[start of SUPPLIED MATERIAL]

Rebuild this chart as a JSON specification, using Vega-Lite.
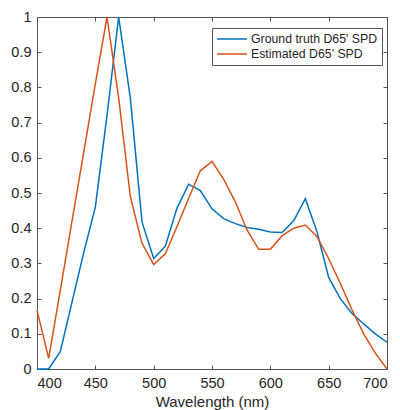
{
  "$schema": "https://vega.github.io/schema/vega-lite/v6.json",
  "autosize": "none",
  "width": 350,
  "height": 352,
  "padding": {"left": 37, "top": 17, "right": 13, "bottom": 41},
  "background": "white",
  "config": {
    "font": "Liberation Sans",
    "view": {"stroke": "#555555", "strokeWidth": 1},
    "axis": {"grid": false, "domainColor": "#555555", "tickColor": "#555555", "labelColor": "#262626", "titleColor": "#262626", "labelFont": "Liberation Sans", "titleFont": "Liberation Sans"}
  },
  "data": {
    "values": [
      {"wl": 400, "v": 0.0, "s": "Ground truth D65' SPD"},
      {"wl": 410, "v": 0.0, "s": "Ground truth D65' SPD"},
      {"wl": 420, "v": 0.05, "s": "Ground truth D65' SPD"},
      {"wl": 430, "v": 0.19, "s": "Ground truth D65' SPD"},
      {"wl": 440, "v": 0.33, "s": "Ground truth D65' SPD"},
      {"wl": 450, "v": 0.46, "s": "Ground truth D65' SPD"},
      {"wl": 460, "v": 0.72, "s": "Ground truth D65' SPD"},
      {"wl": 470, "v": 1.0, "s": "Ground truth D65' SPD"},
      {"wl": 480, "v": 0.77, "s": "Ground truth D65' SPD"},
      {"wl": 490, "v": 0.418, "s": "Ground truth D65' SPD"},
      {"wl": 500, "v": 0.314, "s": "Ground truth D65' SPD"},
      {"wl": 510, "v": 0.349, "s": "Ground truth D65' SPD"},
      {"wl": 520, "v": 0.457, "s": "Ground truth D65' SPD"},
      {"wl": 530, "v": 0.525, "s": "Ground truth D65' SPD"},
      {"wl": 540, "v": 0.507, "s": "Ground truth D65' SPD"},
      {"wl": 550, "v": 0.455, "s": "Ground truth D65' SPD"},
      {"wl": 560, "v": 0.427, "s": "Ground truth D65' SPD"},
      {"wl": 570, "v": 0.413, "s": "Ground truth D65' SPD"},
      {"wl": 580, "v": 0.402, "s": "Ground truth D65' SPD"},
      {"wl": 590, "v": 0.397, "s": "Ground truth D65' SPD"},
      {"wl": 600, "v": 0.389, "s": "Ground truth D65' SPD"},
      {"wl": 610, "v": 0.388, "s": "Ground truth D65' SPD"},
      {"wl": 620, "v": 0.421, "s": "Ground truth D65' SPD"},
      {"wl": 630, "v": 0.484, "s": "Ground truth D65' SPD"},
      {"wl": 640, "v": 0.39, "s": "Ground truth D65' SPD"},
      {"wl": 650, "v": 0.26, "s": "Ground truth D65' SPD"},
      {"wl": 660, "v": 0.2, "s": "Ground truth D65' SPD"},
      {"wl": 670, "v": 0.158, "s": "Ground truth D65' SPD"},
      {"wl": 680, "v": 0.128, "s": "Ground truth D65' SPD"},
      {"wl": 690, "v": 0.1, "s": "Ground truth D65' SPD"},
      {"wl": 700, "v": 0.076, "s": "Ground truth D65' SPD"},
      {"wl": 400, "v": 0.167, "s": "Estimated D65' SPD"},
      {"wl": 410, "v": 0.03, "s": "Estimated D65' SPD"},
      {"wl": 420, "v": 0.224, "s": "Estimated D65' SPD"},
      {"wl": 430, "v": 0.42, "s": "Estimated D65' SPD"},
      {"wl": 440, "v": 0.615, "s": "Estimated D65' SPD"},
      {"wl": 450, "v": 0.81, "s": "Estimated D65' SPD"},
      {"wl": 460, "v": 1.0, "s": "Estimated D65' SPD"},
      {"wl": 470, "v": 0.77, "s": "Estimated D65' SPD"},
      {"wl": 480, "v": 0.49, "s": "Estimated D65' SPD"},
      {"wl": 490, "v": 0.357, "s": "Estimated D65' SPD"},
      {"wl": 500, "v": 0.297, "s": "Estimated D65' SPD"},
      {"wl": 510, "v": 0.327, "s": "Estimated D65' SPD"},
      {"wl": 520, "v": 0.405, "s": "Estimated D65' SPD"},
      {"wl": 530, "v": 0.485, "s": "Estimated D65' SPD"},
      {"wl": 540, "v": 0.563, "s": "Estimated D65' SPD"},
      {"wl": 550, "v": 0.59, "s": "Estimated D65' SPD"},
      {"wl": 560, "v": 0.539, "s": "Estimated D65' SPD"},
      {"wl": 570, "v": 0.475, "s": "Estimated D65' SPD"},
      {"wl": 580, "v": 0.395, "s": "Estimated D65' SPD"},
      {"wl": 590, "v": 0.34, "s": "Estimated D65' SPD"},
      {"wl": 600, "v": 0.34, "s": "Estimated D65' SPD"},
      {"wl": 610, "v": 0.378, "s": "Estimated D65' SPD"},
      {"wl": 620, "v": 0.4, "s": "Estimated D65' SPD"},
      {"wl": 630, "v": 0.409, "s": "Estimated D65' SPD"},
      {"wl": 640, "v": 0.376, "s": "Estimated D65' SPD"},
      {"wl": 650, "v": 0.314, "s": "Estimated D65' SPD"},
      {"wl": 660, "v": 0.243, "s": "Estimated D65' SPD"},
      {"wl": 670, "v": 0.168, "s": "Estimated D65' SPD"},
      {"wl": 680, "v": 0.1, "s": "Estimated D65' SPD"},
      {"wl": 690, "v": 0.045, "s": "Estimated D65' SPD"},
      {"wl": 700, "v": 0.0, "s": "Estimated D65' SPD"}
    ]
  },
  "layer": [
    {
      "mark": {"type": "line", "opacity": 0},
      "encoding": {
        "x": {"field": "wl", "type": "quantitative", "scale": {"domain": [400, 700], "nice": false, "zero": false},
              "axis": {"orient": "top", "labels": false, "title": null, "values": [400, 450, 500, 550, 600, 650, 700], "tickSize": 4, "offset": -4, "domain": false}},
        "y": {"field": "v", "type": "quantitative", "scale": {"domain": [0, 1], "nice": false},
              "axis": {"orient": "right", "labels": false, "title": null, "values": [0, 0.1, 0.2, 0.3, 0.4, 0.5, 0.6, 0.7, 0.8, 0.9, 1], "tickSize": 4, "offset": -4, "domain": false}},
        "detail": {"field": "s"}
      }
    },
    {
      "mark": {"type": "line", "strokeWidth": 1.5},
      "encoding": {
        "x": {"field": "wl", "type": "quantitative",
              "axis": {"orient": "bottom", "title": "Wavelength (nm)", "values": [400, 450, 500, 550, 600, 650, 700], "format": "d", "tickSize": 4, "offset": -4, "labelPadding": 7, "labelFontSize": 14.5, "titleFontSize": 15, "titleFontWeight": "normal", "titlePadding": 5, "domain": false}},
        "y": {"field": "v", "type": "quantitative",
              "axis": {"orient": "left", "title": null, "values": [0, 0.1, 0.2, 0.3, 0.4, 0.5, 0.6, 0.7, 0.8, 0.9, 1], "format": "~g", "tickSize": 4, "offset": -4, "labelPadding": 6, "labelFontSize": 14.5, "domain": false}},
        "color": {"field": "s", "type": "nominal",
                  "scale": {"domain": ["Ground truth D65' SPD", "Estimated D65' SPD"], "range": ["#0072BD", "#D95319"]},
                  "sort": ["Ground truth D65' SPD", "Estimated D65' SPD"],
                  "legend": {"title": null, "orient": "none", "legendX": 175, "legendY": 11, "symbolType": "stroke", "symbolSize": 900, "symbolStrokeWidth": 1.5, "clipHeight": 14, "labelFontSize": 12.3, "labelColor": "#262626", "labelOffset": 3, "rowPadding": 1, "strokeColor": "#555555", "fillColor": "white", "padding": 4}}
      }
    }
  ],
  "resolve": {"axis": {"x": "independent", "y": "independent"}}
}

[end of SUPPLIED MATERIAL]

_YOUR GOAL_
Copy the data word for word. Pictures do not go in the copy.

_TASK ANSWER_
Rebuild this chart as a JSON specification, using Vega-Lite.
{
  "$schema": "https://vega.github.io/schema/vega-lite/v6.json",
  "autosize": "none",
  "width": 350,
  "height": 352,
  "padding": {"left": 37, "top": 17, "right": 13, "bottom": 41},
  "background": "white",
  "config": {
    "font": "Liberation Sans",
    "view": {"stroke": "#555555", "strokeWidth": 1},
    "axis": {"grid": false, "domainColor": "#555555", "tickColor": "#555555", "labelColor": "#262626", "titleColor": "#262626", "labelFont": "Liberation Sans", "titleFont": "Liberation Sans"}
  },
  "data": {
    "values": [
      {"wl": 400, "v": 0.0, "s": "Ground truth D65' SPD"},
      {"wl": 410, "v": 0.0, "s": "Ground truth D65' SPD"},
      {"wl": 420, "v": 0.05, "s": "Ground truth D65' SPD"},
      {"wl": 430, "v": 0.19, "s": "Ground truth D65' SPD"},
      {"wl": 440, "v": 0.33, "s": "Ground truth D65' SPD"},
      {"wl": 450, "v": 0.46, "s": "Ground truth D65' SPD"},
      {"wl": 460, "v": 0.72, "s": "Ground truth D65' SPD"},
      {"wl": 470, "v": 1.0, "s": "Ground truth D65' SPD"},
      {"wl": 480, "v": 0.77, "s": "Ground truth D65' SPD"},
      {"wl": 490, "v": 0.418, "s": "Ground truth D65' SPD"},
      {"wl": 500, "v": 0.314, "s": "Ground truth D65' SPD"},
      {"wl": 510, "v": 0.349, "s": "Ground truth D65' SPD"},
      {"wl": 520, "v": 0.457, "s": "Ground truth D65' SPD"},
      {"wl": 530, "v": 0.525, "s": "Ground truth D65' SPD"},
      {"wl": 540, "v": 0.507, "s": "Ground truth D65' SPD"},
      {"wl": 550, "v": 0.455, "s": "Ground truth D65' SPD"},
      {"wl": 560, "v": 0.427, "s": "Ground truth D65' SPD"},
      {"wl": 570, "v": 0.413, "s": "Ground truth D65' SPD"},
      {"wl": 580, "v": 0.402, "s": "Ground truth D65' SPD"},
      {"wl": 590, "v": 0.397, "s": "Ground truth D65' SPD"},
      {"wl": 600, "v": 0.389, "s": "Ground truth D65' SPD"},
      {"wl": 610, "v": 0.388, "s": "Ground truth D65' SPD"},
      {"wl": 620, "v": 0.421, "s": "Ground truth D65' SPD"},
      {"wl": 630, "v": 0.484, "s": "Ground truth D65' SPD"},
      {"wl": 640, "v": 0.39, "s": "Ground truth D65' SPD"},
      {"wl": 650, "v": 0.26, "s": "Ground truth D65' SPD"},
      {"wl": 660, "v": 0.2, "s": "Ground truth D65' SPD"},
      {"wl": 670, "v": 0.158, "s": "Ground truth D65' SPD"},
      {"wl": 680, "v": 0.128, "s": "Ground truth D65' SPD"},
      {"wl": 690, "v": 0.1, "s": "Ground truth D65' SPD"},
      {"wl": 700, "v": 0.076, "s": "Ground truth D65' SPD"},
      {"wl": 400, "v": 0.167, "s": "Estimated D65' SPD"},
      {"wl": 410, "v": 0.03, "s": "Estimated D65' SPD"},
      {"wl": 420, "v": 0.224, "s": "Estimated D65' SPD"},
      {"wl": 430, "v": 0.42, "s": "Estimated D65' SPD"},
      {"wl": 440, "v": 0.615, "s": "Estimated D65' SPD"},
      {"wl": 450, "v": 0.81, "s": "Estimated D65' SPD"},
      {"wl": 460, "v": 1.0, "s": "Estimated D65' SPD"},
      {"wl": 470, "v": 0.77, "s": "Estimated D65' SPD"},
      {"wl": 480, "v": 0.49, "s": "Estimated D65' SPD"},
      {"wl": 490, "v": 0.357, "s": "Estimated D65' SPD"},
      {"wl": 500, "v": 0.297, "s": "Estimated D65' SPD"},
      {"wl": 510, "v": 0.327, "s": "Estimated D65' SPD"},
      {"wl": 520, "v": 0.405, "s": "Estimated D65' SPD"},
      {"wl": 530, "v": 0.485, "s": "Estimated D65' SPD"},
      {"wl": 540, "v": 0.563, "s": "Estimated D65' SPD"},
      {"wl": 550, "v": 0.59, "s": "Estimated D65' SPD"},
      {"wl": 560, "v": 0.539, "s": "Estimated D65' SPD"},
      {"wl": 570, "v": 0.475, "s": "Estimated D65' SPD"},
      {"wl": 580, "v": 0.395, "s": "Estimated D65' SPD"},
      {"wl": 590, "v": 0.34, "s": "Estimated D65' SPD"},
      {"wl": 600, "v": 0.34, "s": "Estimated D65' SPD"},
      {"wl": 610, "v": 0.378, "s": "Estimated D65' SPD"},
      {"wl": 620, "v": 0.4, "s": "Estimated D65' SPD"},
      {"wl": 630, "v": 0.409, "s": "Estimated D65' SPD"},
      {"wl": 640, "v": 0.376, "s": "Estimated D65' SPD"},
      {"wl": 650, "v": 0.314, "s": "Estimated D65' SPD"},
      {"wl": 660, "v": 0.243, "s": "Estimated D65' SPD"},
      {"wl": 670, "v": 0.168, "s": "Estimated D65' SPD"},
      {"wl": 680, "v": 0.1, "s": "Estimated D65' SPD"},
      {"wl": 690, "v": 0.045, "s": "Estimated D65' SPD"},
      {"wl": 700, "v": 0.0, "s": "Estimated D65' SPD"}
    ]
  },
  "layer": [
    {
      "mark": {"type": "line", "opacity": 0},
      "encoding": {
        "x": {"field": "wl", "type": "quantitative", "scale": {"domain": [400, 700], "nice": false, "zero": false},
              "axis": {"orient": "top", "labels": false, "title": null, "values": [400, 450, 500, 550, 600, 650, 700], "tickSize": 4, "offset": -4, "domain": false}},
        "y": {"field": "v", "type": "quantitative", "scale": {"domain": [0, 1], "nice": false},
              "axis": {"orient": "right", "labels": false, "title": null, "values": [0, 0.1, 0.2, 0.3, 0.4, 0.5, 0.6, 0.7, 0.8, 0.9, 1], "tickSize": 4, "offset": -4, "domain": false}},
        "detail": {"field": "s"}
      }
    },
    {
      "mark": {"type": "line", "strokeWidth": 1.5},
      "encoding": {
        "x": {"field": "wl", "type": "quantitative",
              "axis": {"orient": "bottom", "title": "Wavelength (nm)", "values": [400, 450, 500, 550, 600, 650, 700], "format": "d", "tickSize": 4, "offset": -4, "labelPadding": 7, "labelFontSize": 14.5, "titleFontSize": 15, "titleFontWeight": "normal", "titlePadding": 5, "domain": false}},
        "y": {"field": "v", "type": "quantitative",
              "axis": {"orient": "left", "title": null, "values": [0, 0.1, 0.2, 0.3, 0.4, 0.5, 0.6, 0.7, 0.8, 0.9, 1], "format": "~g", "tickSize": 4, "offset": -4, "labelPadding": 6, "labelFontSize": 14.5, "domain": false}},
        "color": {"field": "s", "type": "nominal",
                  "scale": {"domain": ["Ground truth D65' SPD", "Estimated D65' SPD"], "range": ["#0072BD", "#D95319"]},
                  "sort": ["Ground truth D65' SPD", "Estimated D65' SPD"],
                  "legend": {"title": null, "orient": "none", "legendX": 175, "legendY": 11, "symbolType": "stroke", "symbolSize": 900, "symbolStrokeWidth": 1.5, "clipHeight": 14, "labelFontSize": 12.3, "labelColor": "#262626", "labelOffset": 3, "rowPadding": 1, "strokeColor": "#555555", "fillColor": "white", "padding": 4}}
      }
    }
  ],
  "resolve": {"axis": {"x": "independent", "y": "independent"}}
}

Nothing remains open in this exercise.